У меня есть высокая потребность в постоянном совершенствовании своих профессиональных навыков, и отсутствие роста вгоняет меня в депрессивное состояние. Это почти как физическая жажда — какое-то время продержаться можно, но в итоге это становится невыносимой мукой. К тому же профессия врача обязывает развиваться, ведь если не изучать все новые и новые заболевания, методы диагностики и подходы к лечению, это сужает круг людей, которым ты способен помочь, и снижает шансы продвинуться по карьерной лестнице. Даже спустя несколько дней отпуска я чувствую катастрофическую нехватку знаний и начинаю изучать какую-то теорию или клинические случаи, чтобы утолить эту жажду.

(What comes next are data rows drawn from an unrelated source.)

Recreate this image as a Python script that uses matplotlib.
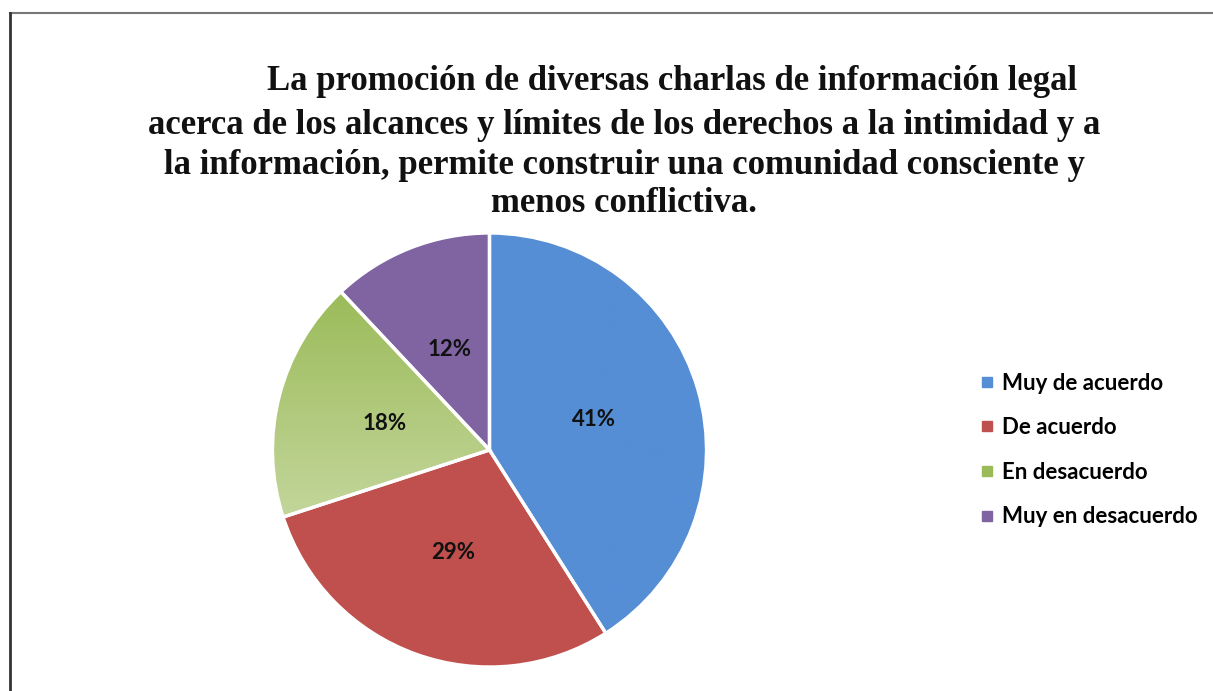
import numpy as np
import matplotlib
matplotlib.use('Agg')
import matplotlib.pyplot as plt
from matplotlib.lines import Line2D
from matplotlib.colors import LinearSegmentedColormap

# data
categorias = ['Muy de acuerdo', 'De acuerdo', 'En desacuerdo', 'Muy en desacuerdo']
porcentajes = [41, 29, 18, 12]
color_arriba = ['#558ED5', '#C0504D', '#9BBB59', '#8064A2']
color_abajo = ['#558ED5', '#C0504D', '#C3D69B', '#8064A2']

titulo_1 = 'La promoción de diversas charlas de información legal'
titulo_2 = ('acerca de los alcances y límites de los derechos a la intimidad y a\n'
            'la información, permite construir una comunidad consciente y\n'
            'menos conflictiva.')

W, H = 1213, 691
fig = plt.figure(figsize=(W / 100, H / 100), dpi=100)
fig.patch.set_facecolor('white')

# pie axes: centre (489, 450), radius ~217 px
cx, cy, r = 489.5, 450, 217
ax = fig.add_axes([(cx - r) / W, (H - cy - r) / H, 2 * r / W, 2 * r / H])

wedges, textos, pcts = ax.pie(
    porcentajes, startangle=90, counterclock=False, radius=1,
    autopct='%1.0f%%', pctdistance=0.5,
    wedgeprops=dict(facecolor='none', edgecolor='white', linewidth=2.4, zorder=2),
    textprops=dict(fontsize=16, fontweight='bold', color='#111111', family='Lato'),
)
for t in pcts:
    t.set_zorder(4)

# vertical gradient fill clipped to each wedge (darker at top)
for w, c_top, c_bot in zip(wedges, color_arriba, color_abajo):
    bb = w.get_path().get_extents()
    cmap = LinearSegmentedColormap.from_list('g', [c_bot, c_top])
    grad = np.linspace(0, 1, 256).reshape(-1, 1)
    im = ax.imshow(grad, cmap=cmap, aspect='auto', origin='lower',
                   extent=[bb.x0, bb.x1, bb.y0, bb.y1], zorder=1)
    im.set_clip_path(w)

ax.set_xlim(-1, 1)
ax.set_ylim(-1, 1)
ax.set_aspect('equal')
ax.axis('off')

# title
fig.text(672 / W, 1 - 82 / H, titulo_1, ha='center', va='center',
         fontsize=25, fontweight='bold', family='Liberation Serif', color='#111111')
fig.text(624 / W, 1 - 165 / H, titulo_2, ha='center', va='center',
         fontsize=25, fontweight='bold', family='Liberation Serif', color='#111111',
         linespacing=1.24)

# legend
handles = [Line2D([0], [0], marker='s', linestyle='none', markersize=7,
                  markerfacecolor=c, markeredgecolor=c) for c in color_arriba]
fig.legend(handles, categorias, loc='center left',
           bbox_to_anchor=(959 / W, 1 - 450 / H), frameon=False,
           prop=dict(family='Lato', weight='bold', size=16),
           handlelength=0.7, handletextpad=0.35, labelspacing=1.06)

# chart frame (top and left edges)
fig.add_artist(Line2D([10 / W, 1], [1 - 13 / H, 1 - 13 / H],
                      transform=fig.transFigure, color='#777777', linewidth=1.5))
fig.add_artist(Line2D([10 / W, 10 / W], [0, 1 - 13 / H],
                      transform=fig.transFigure, color='#333333', linewidth=2))

fig.savefig('out.png', dpi=100, facecolor='white')
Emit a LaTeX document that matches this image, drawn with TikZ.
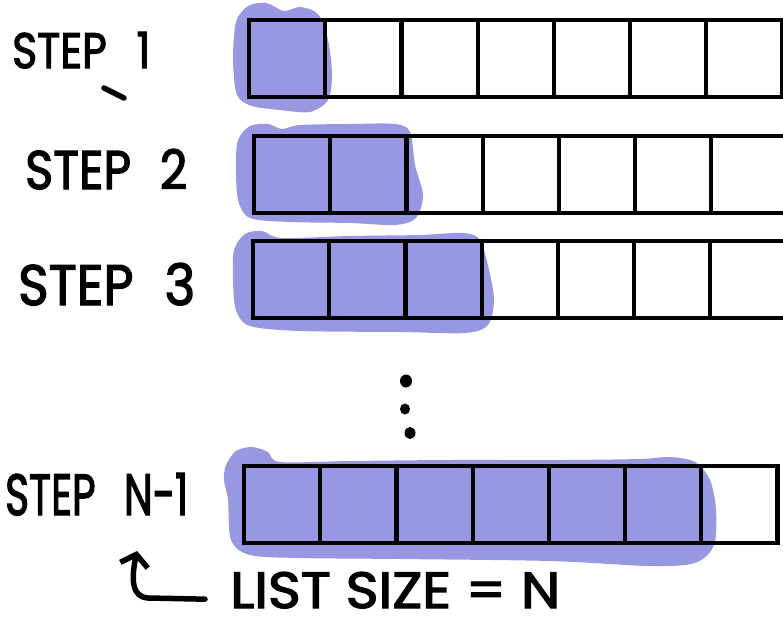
\documentclass[tikz,border=0pt]{standalone}
\usepackage{fontspec}
\setmainfont{Poppins}
\newfontfamily\penfont{Poppins}[FakeBold=2.5]
\usetikzlibrary{arrows.meta}
\definecolor{highlight}{RGB}{152,152,226}
% hand-lettered label: \handtext{width}{cap height}{text}
\newcommand{\handtext}[3]{\resizebox{#1}{#2}{\penfont #3}}
\tikzset{
  cell/.style={draw=black, line width=4.2pt, minimum width=76.2pt,
    minimum height=77pt, inner sep=0pt, anchor=north west},
  marker/.style={fill=highlight, draw=none},
  label/.style={inner sep=0pt, anchor=base west, text=black},
  pen/.style={line width=5.5pt, line cap=round, line join=round},
}
\begin{document}
\begin{tikzpicture}[x=1pt, y=-1pt]
\useasboundingbox (0,0) rectangle (783,618);

% highlighter strokes behind the sorted part of each row
\fill[marker] plot[smooth cycle] coordinates {(236,22) (248,6) (266,3) (284,11) (300,7) (318,14) (328,40) (332,75) (328,100) (310,112) (280,110) (252,106) (237,95) (233,60)};
\fill[marker] plot[smooth cycle] coordinates {(238,140) (250,126) (268,124) (282,129) (300,125) (350,124) (395,124) (410,132) (415,165) (423,195) (416,218) (395,225) (350,223) (290,222) (250,218) (238,200) (236,165)};
\fill[marker] plot[smooth cycle] coordinates {(234,250) (245,234) (262,231) (282,238) (350,236) (420,235) (463,233) (480,240) (489,270) (494,300) (488,325) (465,333) (400,332) (300,331) (250,326) (236,310) (233,280)};
\fill[marker] plot[smooth cycle] coordinates {(226,465) (236,451) (252,447) (268,452) (280,462) (350,461) (450,460) (560,460) (640,459) (670,457) (695,462) (710,480) (716,510) (714,545) (695,563) (650,566) (550,561) (400,559) (300,558) (250,555) (231,540) (228,500) (224,480)};

% the list, drawn once per step
\foreach \r/\x/\y in {1/247/18, 2/252/134, 3/251/239, 4/242/464}{
  \foreach \c in {1,...,7}{
    \node[cell] (r\r c\c) at ({\x+(\c-1)*76.2},\y) {};
  }
}

% step labels
\node[label] (step1) at (12,68)  {\handtext{138pt}{36pt}{STEP\hspace{0.7em}1}};
\node[label] (step2) at (25,189) {\handtext{162pt}{40pt}{STEP\hspace{0.6em}2}};
\node[label] (step3) at (18,305) {\handtext{177pt}{42pt}{STEP\hspace{0.6em}3}};
\node[label] (step4) at (5,515)  {\handtext{183pt}{42pt}{STEP\hspace{0.7em}N-1}};
\draw[pen] (104,88) -- (124,98);

% vertical ellipsis between step 3 and step N-1
\fill (406,381) ellipse [x radius=6pt, y radius=6.5pt];
\fill (405,409) ellipse [x radius=5pt, y radius=5.5pt];
\fill (410,433) ellipse [x radius=5.5pt, y radius=6pt];

% list size note with arrow pointing up at the last step
\node[label] (lsize) at (230,608) {\handtext{330pt}{36pt}{LIST SIZE = N}};
\coordinate (tip) at (137,551);
\draw[pen, -{Straight Barb[length=11pt, width=28pt]}]
  ([xshift=-25pt, yshift=-9pt]lsize.west) -- (148,598)
  .. controls (132,597) and (131,580) .. (tip);
\end{tikzpicture}
\end{document}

Именно благодаря своей заинтересованности во второй оптике я довольно быстро достигла потолка, и в день, когда я решила уволиться, мне пришло сообщение с приглашением на собеседование в частный офтальмологический центр «Доктор Линз». Для ординатора, по сути, без опыта работы приглашение в уважаемую частную клинику было подарком судьбы, поэтому я не раздумывая согласилась. Перед встречей с главным врачом Нагорским Петром Гарриевичем я изучила информацию об этом центре и узнала, что его основными пациентами были дети и подростки. Кстати, еще со студенчества я помню истории Татьяны Юрьевны про то, как в Новосибирске зародилась детская офтальмология. Первопроходцами в этой области были именно Пётр Гарриевич и Игорь Леонидович.
После прохождения собеседования мне предложили в свободное время приходить в клинику и знакомиться с новым для меня направлением — ортокератологией[10]. Про ночные линзы я слышала и ранее, даже направляла своих пациентов из оптики к врачам, на них специализирующимся, но впервые о них я узнала в студенческом научном кружке. В ординатуре эту тему не проходили. С детьми работать я никогда не хотела и все еще надеялась как-то попасть в хирургию, но, несмотря на это, решила согласиться на стажировку. Конечно же, меня зацепило то, что главный врач готов был безвозмездно обучать меня. А примерно через пару-тройку недель он ошарашил меня предложением уволиться из оптики и официально устроиться в «Доктор Линз».